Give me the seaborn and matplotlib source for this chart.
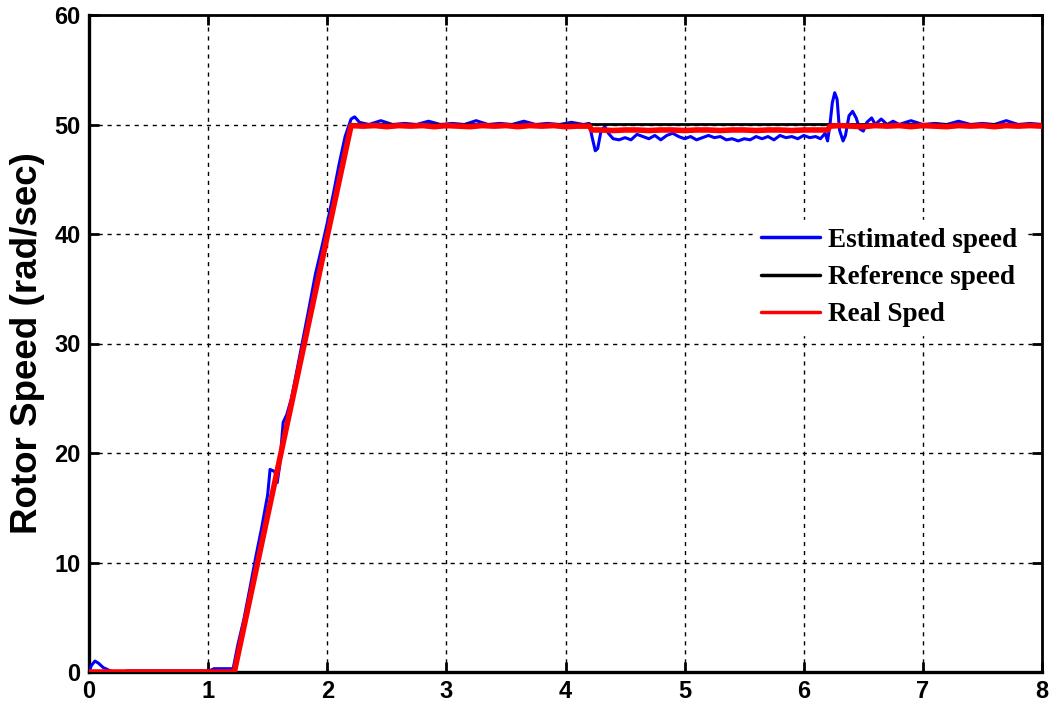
import matplotlib
matplotlib.use("Agg")
import matplotlib.pyplot as plt
from matplotlib.lines import Line2D
import seaborn as sns
import pandas as pd

# --- data -------------------------------------------------------------
# Reference speed profile (rad/sec)
ref_t = [0.0, 1.22, 2.2, 8.0]
ref_w = [0.0, 0.0, 50.0, 50.0]

# Measured (real) rotor speed
real_t = [0.0, 1.22, 1.4, 1.6, 1.8, 2.0, 2.2,
          2.3, 2.4, 2.5, 2.6, 2.7, 2.8, 2.9, 3.0, 3.1, 3.2, 3.3, 3.4, 3.5,
          3.6, 3.7, 3.8, 3.9, 4.0, 4.1, 4.2, 4.22,
          4.3, 4.4, 4.5, 4.6, 4.7, 4.8, 4.9, 5.0, 5.1, 5.2, 5.3, 5.4, 5.5,
          5.6, 5.7, 5.8, 5.9, 6.0, 6.1, 6.2, 6.22,
          6.3, 6.4, 6.5, 6.6, 6.7, 6.8, 6.9, 7.0, 7.1, 7.2, 7.3, 7.4, 7.5,
          7.6, 7.7, 7.8, 7.9, 8.0]
real_w = [0.0, 0.0, 9.2, 19.4, 29.6, 39.8, 49.9,
          49.85, 49.9, 49.8, 49.9, 49.85, 49.9, 49.8, 49.9, 49.85, 49.8, 49.9, 49.85, 49.9,
          49.8, 49.9, 49.85, 49.9, 49.8, 49.85, 49.85, 49.5,
          49.5, 49.45, 49.5, 49.5, 49.45, 49.5, 49.5, 49.45, 49.5, 49.5, 49.45, 49.5, 49.5,
          49.45, 49.5, 49.5, 49.45, 49.5, 49.5, 49.5, 49.85,
          49.9, 49.85, 49.8, 49.9, 49.85, 49.9, 49.8, 49.9, 49.85, 49.8, 49.9, 49.85, 49.9,
          49.8, 49.9, 49.85, 49.9, 49.85]

# Observer-estimated rotor speed
est_t = [0.0, 0.02, 0.05, 0.08, 0.12, 0.16, 0.2, 0.3, 0.32, 1.0, 1.03, 1.05, 1.21,
         1.25, 1.3, 1.35, 1.4, 1.45, 1.5, 1.52, 1.56, 1.58, 1.6, 1.63, 1.66, 1.7,
         1.75, 1.8, 1.85, 1.9, 1.95, 2.0, 2.05, 2.1, 2.15, 2.2, 2.23, 2.27,
         2.35, 2.45, 2.55, 2.65, 2.75, 2.85, 2.95, 3.05, 3.15, 3.25, 3.35, 3.45,
         3.55, 3.65, 3.75, 3.85, 3.95, 4.05, 4.15, 4.2,
         4.22, 4.25, 4.27, 4.3, 4.33, 4.36, 4.4, 4.45, 4.5, 4.55, 4.6, 4.65,
         4.7, 4.75, 4.8, 4.85, 4.9, 4.95, 5.0, 5.05, 5.1, 5.15, 5.2, 5.25,
         5.3, 5.35, 5.4, 5.45, 5.5, 5.55, 5.6, 5.65, 5.7, 5.75, 5.8, 5.85,
         5.9, 5.95, 6.0, 6.05, 6.1, 6.14, 6.18, 6.2,
         6.22, 6.24, 6.26, 6.28, 6.3, 6.33, 6.35, 6.38, 6.41, 6.44, 6.47, 6.5,
         6.53, 6.57, 6.6, 6.65, 6.7, 6.75, 6.8, 6.9, 7.0, 7.1, 7.2, 7.3, 7.4,
         7.5, 7.6, 7.7, 7.8, 7.9, 8.0]
est_w = [0.0, 0.6, 1.0, 0.8, 0.4, 0.2, 0.0, 0.0, 0.1, 0.1, 0.2, 0.3, 0.3,
         2.5, 4.8, 7.6, 10.5, 13.2, 16.2, 18.5, 18.3, 17.3, 18.8, 22.8, 23.5, 25.0,
         27.8, 30.6, 33.4, 36.3, 38.6, 41.0, 43.6, 46.4, 48.9, 50.5, 50.7, 50.2,
         50.0, 50.35, 50.0, 50.1, 50.0, 50.3, 50.0, 50.1, 50.0, 50.35, 50.0, 50.1,
         50.0, 50.3, 50.0, 50.1, 50.0, 50.2, 50.0, 50.1,
         49.0, 47.6, 47.8, 49.5, 49.8, 49.2, 48.7, 48.6, 48.8, 48.6, 49.1, 48.9,
         48.7, 49.0, 48.6, 49.0, 49.2, 48.9, 48.7, 48.9, 48.6, 48.8, 49.0, 48.8,
         48.9, 48.6, 48.7, 48.5, 48.7, 48.6, 48.9, 48.7, 48.9, 48.6, 49.0, 48.8,
         48.9, 48.7, 49.0, 48.8, 48.9, 48.7, 49.2, 48.5,
         50.0, 52.0, 52.9, 52.3, 49.5, 48.5, 49.0, 50.8, 51.2, 50.6, 49.6, 49.4,
         50.2, 50.6, 50.0, 50.5, 50.0, 50.3, 50.0, 50.35, 50.0, 50.1, 50.0, 50.3, 50.0,
         50.1, 50.0, 50.35, 50.0, 50.1, 50.0]

x_ticks = [0, 1, 2, 3, 4, 5, 6, 7, 8]
y_ticks = [0, 10, 20, 30, 40, 50, 60]

labels = ["Estimated speed", "Reference speed", "Real Sped"]
colors = ["#0000ff", "#000000", "#ff0000"]

# --- figure -----------------------------------------------------------
sns.set_style("white")
plt.rcParams["font.family"] = ["Liberation Sans", "DejaVu Sans"]
plt.rcParams["text.color"] = "black"
plt.rcParams["axes.labelcolor"] = "black"
plt.rcParams["xtick.color"] = "black"
plt.rcParams["ytick.color"] = "black"

fig = plt.figure(figsize=(10.62, 7.08), dpi=100)
ax = fig.add_axes([89 / 1062, 1 - 672 / 708, (1042 - 89) / 1062, (672 - 15) / 708])

est_df = pd.DataFrame({"t": est_t, "w": est_w})
ref_df = pd.DataFrame({"t": ref_t, "w": ref_w})
real_df = pd.DataFrame({"t": real_t, "w": real_w})

sns.lineplot(data=est_df, x="t", y="w", ax=ax, color=colors[0], lw=2.2,
             sort=False, estimator=None, zorder=3)
sns.lineplot(data=ref_df, x="t", y="w", ax=ax, color=colors[1], lw=2.0,
             sort=False, estimator=None, zorder=4)
sns.lineplot(data=real_df, x="t", y="w", ax=ax, color=colors[2], lw=4.0,
             sort=False, estimator=None, zorder=5)

ax.set_xlim(0, 8)
ax.set_ylim(0, 60)
ax.set_xticks(x_ticks)
ax.set_yticks(y_ticks)
ax.set_xticklabels([str(v) for v in x_ticks])
ax.set_yticklabels([str(v) for v in y_ticks])
for lab in ax.get_xticklabels() + ax.get_yticklabels():
    lab.set_fontweight("bold")
    lab.set_fontsize(17)
    lab.set_color("black")

ax.tick_params(direction="in", length=7, width=2, top=True, right=True,
               bottom=True, left=True, pad=6, colors="black")
ax.set_xlabel("")
ax.set_ylabel("Rotor Speed (rad/sec)", fontsize=26.5, fontweight="bold",
              labelpad=7, color="black")

ax.grid(True, color="black", linestyle=(0, (3, 3.5)), linewidth=1.0)
ax.set_axisbelow(True)

for side in ["left", "bottom"]:
    ax.spines[side].set_linewidth(2.4)
for side in ["top", "right"]:
    ax.spines[side].set_linewidth(2.0)
for sp in ax.spines.values():
    sp.set_color("black")
    sp.set_visible(True)

handles = [Line2D([0], [0], color=c, lw=2.5) for c in colors]
leg = ax.legend(handles, labels, loc="upper right",
                bbox_to_anchor=(0.997, 0.709), frameon=True, fancybox=False,
                handlelength=2.2, handletextpad=0.3, labelspacing=0.45,
                borderpad=0.3,
                prop={"family": "Liberation Serif", "weight": "bold", "size": 19.5})
leg.get_frame().set_edgecolor("white")
leg.get_frame().set_facecolor("white")
leg.get_frame().set_alpha(1.0)
leg.set_zorder(10)
for txt in leg.get_texts():
    txt.set_color("black")

fig.savefig("out.png", dpi=100)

* * * * * * * * *

> _Task objective_
Leave out any pictures, please, and quote only the lines from the top of the data through the line that contains "49.8, 49.9, 49.85, 49.9, 49.85]".

> _Written answer_
Give me the seaborn and matplotlib source for this chart.
import matplotlib
matplotlib.use("Agg")
import matplotlib.pyplot as plt
from matplotlib.lines import Line2D
import seaborn as sns
import pandas as pd

# --- data -------------------------------------------------------------
# Reference speed profile (rad/sec)
ref_t = [0.0, 1.22, 2.2, 8.0]
ref_w = [0.0, 0.0, 50.0, 50.0]

# Measured (real) rotor speed
real_t = [0.0, 1.22, 1.4, 1.6, 1.8, 2.0, 2.2,
          2.3, 2.4, 2.5, 2.6, 2.7, 2.8, 2.9, 3.0, 3.1, 3.2, 3.3, 3.4, 3.5,
          3.6, 3.7, 3.8, 3.9, 4.0, 4.1, 4.2, 4.22,
          4.3, 4.4, 4.5, 4.6, 4.7, 4.8, 4.9, 5.0, 5.1, 5.2, 5.3, 5.4, 5.5,
          5.6, 5.7, 5.8, 5.9, 6.0, 6.1, 6.2, 6.22,
          6.3, 6.4, 6.5, 6.6, 6.7, 6.8, 6.9, 7.0, 7.1, 7.2, 7.3, 7.4, 7.5,
          7.6, 7.7, 7.8, 7.9, 8.0]
real_w = [0.0, 0.0, 9.2, 19.4, 29.6, 39.8, 49.9,
          49.85, 49.9, 49.8, 49.9, 49.85, 49.9, 49.8, 49.9, 49.85, 49.8, 49.9, 49.85, 49.9,
          49.8, 49.9, 49.85, 49.9, 49.8, 49.85, 49.85, 49.5,
          49.5, 49.45, 49.5, 49.5, 49.45, 49.5, 49.5, 49.45, 49.5, 49.5, 49.45, 49.5, 49.5,
          49.45, 49.5, 49.5, 49.45, 49.5, 49.5, 49.5, 49.85,
          49.9, 49.85, 49.8, 49.9, 49.85, 49.9, 49.8, 49.9, 49.85, 49.8, 49.9, 49.85, 49.9,
          49.8, 49.9, 49.85, 49.9, 49.85]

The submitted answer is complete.